Government reform and the protests in London

23 03 2011

Up to half a million people took to the streets of London yesterday, to protest against the recent spending cuts announced by the Government. I won’t talk too much about the cuts themselves, as I am by no means a politician, but I was both happy and dismayed to hear about the protests: happy, because we are lucky to live in a society where people can openly disagree with the Government, and make their voice heard, and dismayed, because of the violence which took place, and because the media coverage of these events seemed to overshadow a couple of positive developments which went largely unnoticed this weekend, so I thought I’d post about them here.
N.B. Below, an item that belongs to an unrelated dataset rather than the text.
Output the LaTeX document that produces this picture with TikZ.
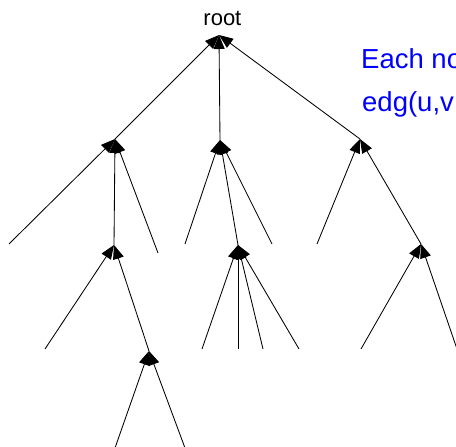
\documentclass[tikz,border=0pt]{standalone}
\usepackage{fontspec}
\setmainfont{Liberation Sans}
\usetikzlibrary{arrows.meta}
\definecolor{txtblue}{RGB}{0,0,255}
\tikzset{
  edge/.style={line width=0.85pt, -{Triangle[length=14pt,width=11pt]}},
  lbl/.style={font=\fontsize{22}{26}\selectfont, inner sep=0pt, anchor=base},
  note/.style={font=\fontsize{27.5}{32}\selectfont, text=txtblue, inner sep=0pt, anchor=base west}
}
\begin{document}
\begin{tikzpicture}[x=1pt,y=-1pt]
\useasboundingbox (0,0) rectangle (456,447);
\clip (0,0) rectangle (456,447);
% internal points
\coordinate (r) at (219,35);
\coordinate (a) at (115,139);
\coordinate (b) at (220,140);
\coordinate (c) at (360,139);
\coordinate (a1) at (114,245);
\coordinate (b2) at (238,245);
\coordinate (c2) at (421,244);
\coordinate (a3) at (149,351);
% leaves
\coordinate (la1) at (9,244);
\coordinate (la2) at (158,253);
\coordinate (lb1) at (185,244);
\coordinate (lb2) at (272,244);
\coordinate (lc1) at (317,244);
\coordinate (la11) at (45,349);
\coordinate (lb21) at (202,349);
\coordinate (lb22) at (238,349);
\coordinate (lb23) at (263,349);
\coordinate (lb24) at (299,349);
\coordinate (lc21) at (361,349);
\coordinate (lc22) at (457,349);
\coordinate (la31) at (115,448);
\coordinate (la32) at (185,448);
% labels
\node[lbl] (rootlabel) at (222.4,26) {root};
\node[note] (note1) at (361,68.5) {Each node};
\node[note] (note2) at (362,111.5) {edg(u,v};
% edges
\draw[edge] (a) -- (r);
\draw[edge] (b) -- (r);
\draw[edge] (c) -- (r);
\draw[edge] (la1) -- (a);
\draw[edge] (a1) -- (a);
\draw[edge] (la2) -- (a);
\draw[edge] (lb1) -- (b);
\draw[edge] (b2) -- (b);
\draw[edge] (lb2) -- (b);
\draw[edge] (lc1) -- (c);
\draw[edge] (c2) -- (c);
\draw[edge] (la11) -- (a1);
\draw[edge] (a3) -- (a1);
\draw[edge] (lb21) -- (b2);
\draw[edge] (lb22) -- (b2);
\draw[edge] (lb23) -- (b2);
\draw[edge] (lb24) -- (b2);
\draw[edge] (lc21) -- (c2);
\draw[edge] (lc22) -- (c2);
\draw[edge] (la31) -- (a3);
\draw[edge] (la32) -- (a3);
\end{tikzpicture}
\end{document}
The first piece of good news could easily have been overlooked, as it appeared in a small three-paragraph article on page 24 of today’s Sunday Observer, titled “Care rather than prison for those with mental illness.” The article states that “the government will make a commitment tomorrow to ensure that more mentally ill people are diverted from the criminal justice system and into care”.

The question is: why has it taken them so long to make that commitment? Articles such as this one, published three years ago, have made it clear that these changes are long overdue, as our criminal justice system continues to spiral further into debt and to incarcerate, rather than rehabilitate, those with mental health issues in our community.

The Ministry Of Justice’s own Green Paper was published last December, promising a new integrated approach to managing offenders, and a new focus on Restorative Justice in the UK. The Green Paper, titled “Breaking the Cycle: Effective Punishment, Rehabilitation and Sentencing of Offenders”, spoke of “fundamental changes to the criminal justice system”, and suggested a “commitment to decentralisation”; moving away from the ‘Whitehall Knows Best’ approach and giving power back to local people and communities. This all fits in well with David Cameron’s continued push towards a ‘Big Society‘; a fantastic idea on paper, although it still remains to be seen exactly how (and whether) it will work in practice.

The Green Paper also warned that the ”plans are supported by changes right across Government, from radical reform of policing to fundamental changes to the health service”. Presumably it is these changes which have necessitated the spending cuts which incited yesterday’s protests. Let us hope they are worth it.

Today’s newspaper article concludes by reminding us that “more than two thirds of prisoners have mental health problems”. The Green Paper promised that “the Government will shortly be setting out a new approach to cutting crime with the publication of a Crime Strategy in early 2011″. Hopefully this will tackle these issues with more clarity and ensure that we start to see real changes in our criminal justice system, as soon as possible. It should also mean good news and more jobs for mental health professionals!

The second piece of good news (although also well overdue) was the announcement that the UK has finally signed up to the new EU directive to fight human trafficking. This is great news, although it is shameful that it took so long. As a strong advocate for those who are victims of trafficking, I look forward to seeing this new directive empowering the EU nations to fight together to stamp out this heinous crime.